Exercise instructions: Pictures stay out. Extract the lines below from the first one through the line with "samples = list(range(0, 1001, 4))", both included.
------ Material provided
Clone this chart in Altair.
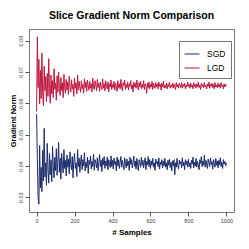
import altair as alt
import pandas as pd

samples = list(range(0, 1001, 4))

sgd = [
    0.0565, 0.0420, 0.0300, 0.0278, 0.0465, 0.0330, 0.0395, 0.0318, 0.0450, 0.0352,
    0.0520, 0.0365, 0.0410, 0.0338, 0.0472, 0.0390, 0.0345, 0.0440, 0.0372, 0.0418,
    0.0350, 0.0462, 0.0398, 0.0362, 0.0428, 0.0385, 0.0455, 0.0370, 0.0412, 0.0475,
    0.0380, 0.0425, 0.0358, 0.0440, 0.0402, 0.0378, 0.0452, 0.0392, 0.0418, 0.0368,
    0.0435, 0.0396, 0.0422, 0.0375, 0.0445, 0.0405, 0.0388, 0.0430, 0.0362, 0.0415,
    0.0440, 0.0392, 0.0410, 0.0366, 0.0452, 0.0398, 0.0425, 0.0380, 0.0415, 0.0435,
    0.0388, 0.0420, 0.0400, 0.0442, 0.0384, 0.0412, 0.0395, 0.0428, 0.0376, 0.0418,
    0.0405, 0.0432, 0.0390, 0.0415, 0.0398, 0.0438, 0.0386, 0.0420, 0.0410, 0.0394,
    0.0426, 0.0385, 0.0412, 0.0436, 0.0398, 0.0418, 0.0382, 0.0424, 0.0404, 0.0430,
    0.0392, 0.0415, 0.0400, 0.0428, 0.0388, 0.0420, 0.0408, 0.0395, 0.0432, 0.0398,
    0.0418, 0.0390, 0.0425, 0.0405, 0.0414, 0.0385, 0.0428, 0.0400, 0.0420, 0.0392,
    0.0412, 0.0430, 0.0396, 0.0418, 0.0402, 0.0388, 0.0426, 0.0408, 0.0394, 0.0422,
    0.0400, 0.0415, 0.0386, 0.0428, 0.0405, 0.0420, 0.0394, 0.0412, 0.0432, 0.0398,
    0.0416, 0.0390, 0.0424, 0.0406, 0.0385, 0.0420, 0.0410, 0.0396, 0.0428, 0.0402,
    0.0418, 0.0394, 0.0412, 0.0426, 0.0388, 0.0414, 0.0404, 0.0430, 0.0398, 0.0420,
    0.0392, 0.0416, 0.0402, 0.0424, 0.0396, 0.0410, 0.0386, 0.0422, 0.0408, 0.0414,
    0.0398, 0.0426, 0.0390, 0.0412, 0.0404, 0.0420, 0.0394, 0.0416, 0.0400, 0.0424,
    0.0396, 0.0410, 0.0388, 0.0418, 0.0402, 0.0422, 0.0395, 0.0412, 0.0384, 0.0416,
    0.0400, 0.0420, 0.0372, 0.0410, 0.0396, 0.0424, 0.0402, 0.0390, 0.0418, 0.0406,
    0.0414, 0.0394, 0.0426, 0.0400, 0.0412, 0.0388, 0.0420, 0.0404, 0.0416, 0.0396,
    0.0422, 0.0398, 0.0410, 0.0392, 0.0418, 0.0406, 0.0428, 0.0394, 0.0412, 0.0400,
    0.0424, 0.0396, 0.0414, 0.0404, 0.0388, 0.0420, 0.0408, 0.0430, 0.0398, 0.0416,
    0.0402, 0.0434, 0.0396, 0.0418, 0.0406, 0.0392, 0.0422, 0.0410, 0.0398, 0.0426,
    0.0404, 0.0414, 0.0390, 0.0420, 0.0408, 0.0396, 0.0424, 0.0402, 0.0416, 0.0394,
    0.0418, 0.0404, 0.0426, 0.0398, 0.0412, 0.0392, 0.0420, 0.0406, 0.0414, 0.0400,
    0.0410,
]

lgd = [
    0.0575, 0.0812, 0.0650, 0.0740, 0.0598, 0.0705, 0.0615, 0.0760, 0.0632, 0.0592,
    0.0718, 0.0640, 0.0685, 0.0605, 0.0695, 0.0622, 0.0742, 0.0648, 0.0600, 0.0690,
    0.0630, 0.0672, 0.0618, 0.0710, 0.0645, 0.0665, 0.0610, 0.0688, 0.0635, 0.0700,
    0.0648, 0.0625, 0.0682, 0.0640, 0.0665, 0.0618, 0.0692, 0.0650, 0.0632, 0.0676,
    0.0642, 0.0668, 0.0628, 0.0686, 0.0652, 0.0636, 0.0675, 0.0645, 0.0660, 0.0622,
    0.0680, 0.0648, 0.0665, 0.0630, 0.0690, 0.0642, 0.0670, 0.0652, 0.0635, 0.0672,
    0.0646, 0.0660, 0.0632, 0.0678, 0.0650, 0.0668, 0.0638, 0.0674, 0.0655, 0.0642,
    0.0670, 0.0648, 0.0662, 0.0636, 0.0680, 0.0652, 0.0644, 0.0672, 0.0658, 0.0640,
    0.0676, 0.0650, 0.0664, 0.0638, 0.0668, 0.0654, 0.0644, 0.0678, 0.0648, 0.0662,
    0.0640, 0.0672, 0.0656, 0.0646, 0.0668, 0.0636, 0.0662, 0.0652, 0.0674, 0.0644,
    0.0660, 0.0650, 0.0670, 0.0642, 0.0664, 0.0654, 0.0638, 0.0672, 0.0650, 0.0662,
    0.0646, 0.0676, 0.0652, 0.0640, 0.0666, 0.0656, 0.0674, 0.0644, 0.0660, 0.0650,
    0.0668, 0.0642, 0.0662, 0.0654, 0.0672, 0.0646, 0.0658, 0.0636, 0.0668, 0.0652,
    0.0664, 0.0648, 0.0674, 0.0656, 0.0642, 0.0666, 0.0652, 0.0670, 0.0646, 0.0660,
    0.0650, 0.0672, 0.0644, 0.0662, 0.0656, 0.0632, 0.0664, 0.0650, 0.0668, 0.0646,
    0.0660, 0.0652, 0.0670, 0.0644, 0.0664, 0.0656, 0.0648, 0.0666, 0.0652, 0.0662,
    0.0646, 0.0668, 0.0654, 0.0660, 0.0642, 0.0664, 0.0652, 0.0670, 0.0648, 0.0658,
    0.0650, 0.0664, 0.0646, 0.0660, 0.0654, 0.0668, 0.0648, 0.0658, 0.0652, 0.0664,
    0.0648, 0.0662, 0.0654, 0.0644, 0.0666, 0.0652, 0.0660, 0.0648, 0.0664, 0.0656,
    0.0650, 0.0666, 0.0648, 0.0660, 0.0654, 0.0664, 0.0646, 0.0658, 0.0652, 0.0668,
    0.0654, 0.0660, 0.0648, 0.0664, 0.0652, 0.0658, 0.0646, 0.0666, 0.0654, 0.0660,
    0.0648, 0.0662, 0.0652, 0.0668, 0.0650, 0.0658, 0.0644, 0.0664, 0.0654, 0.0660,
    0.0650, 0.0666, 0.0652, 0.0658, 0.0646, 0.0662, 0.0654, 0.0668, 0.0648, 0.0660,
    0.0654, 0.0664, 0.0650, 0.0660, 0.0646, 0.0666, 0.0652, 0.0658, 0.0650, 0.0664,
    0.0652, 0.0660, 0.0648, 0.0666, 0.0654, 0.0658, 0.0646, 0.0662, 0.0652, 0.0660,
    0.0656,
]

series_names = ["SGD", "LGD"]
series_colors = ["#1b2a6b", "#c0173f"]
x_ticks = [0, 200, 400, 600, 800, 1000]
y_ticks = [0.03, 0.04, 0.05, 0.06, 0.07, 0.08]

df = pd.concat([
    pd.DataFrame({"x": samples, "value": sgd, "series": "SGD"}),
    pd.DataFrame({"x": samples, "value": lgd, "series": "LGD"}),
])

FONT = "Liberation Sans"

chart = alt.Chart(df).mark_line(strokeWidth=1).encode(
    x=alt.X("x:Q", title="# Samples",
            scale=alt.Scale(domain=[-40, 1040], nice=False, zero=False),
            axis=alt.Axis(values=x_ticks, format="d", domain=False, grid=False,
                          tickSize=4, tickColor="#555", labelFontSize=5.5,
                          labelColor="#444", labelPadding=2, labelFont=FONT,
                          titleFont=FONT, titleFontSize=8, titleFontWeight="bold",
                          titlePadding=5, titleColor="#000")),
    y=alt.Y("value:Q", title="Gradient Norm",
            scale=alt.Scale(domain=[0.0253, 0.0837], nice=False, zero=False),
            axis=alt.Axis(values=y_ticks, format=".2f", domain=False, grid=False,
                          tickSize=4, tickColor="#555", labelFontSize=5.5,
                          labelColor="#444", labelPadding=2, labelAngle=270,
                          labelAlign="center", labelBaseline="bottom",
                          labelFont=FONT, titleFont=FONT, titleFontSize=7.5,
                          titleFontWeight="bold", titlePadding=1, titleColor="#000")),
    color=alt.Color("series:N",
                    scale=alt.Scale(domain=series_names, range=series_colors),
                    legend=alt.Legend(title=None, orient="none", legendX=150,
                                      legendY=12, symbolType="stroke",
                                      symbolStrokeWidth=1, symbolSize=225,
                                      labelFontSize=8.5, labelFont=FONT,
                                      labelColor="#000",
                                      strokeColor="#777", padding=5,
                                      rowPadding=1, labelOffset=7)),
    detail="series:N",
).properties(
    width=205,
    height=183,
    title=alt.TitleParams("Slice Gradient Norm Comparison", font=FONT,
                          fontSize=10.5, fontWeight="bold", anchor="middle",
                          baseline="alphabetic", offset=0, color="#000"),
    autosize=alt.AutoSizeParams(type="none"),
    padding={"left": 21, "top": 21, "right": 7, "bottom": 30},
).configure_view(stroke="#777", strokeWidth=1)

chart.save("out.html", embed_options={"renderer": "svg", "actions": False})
------------
Expected answer:
Clone this chart in Altair.
import altair as alt
import pandas as pd

samples = list(range(0, 1001, 4))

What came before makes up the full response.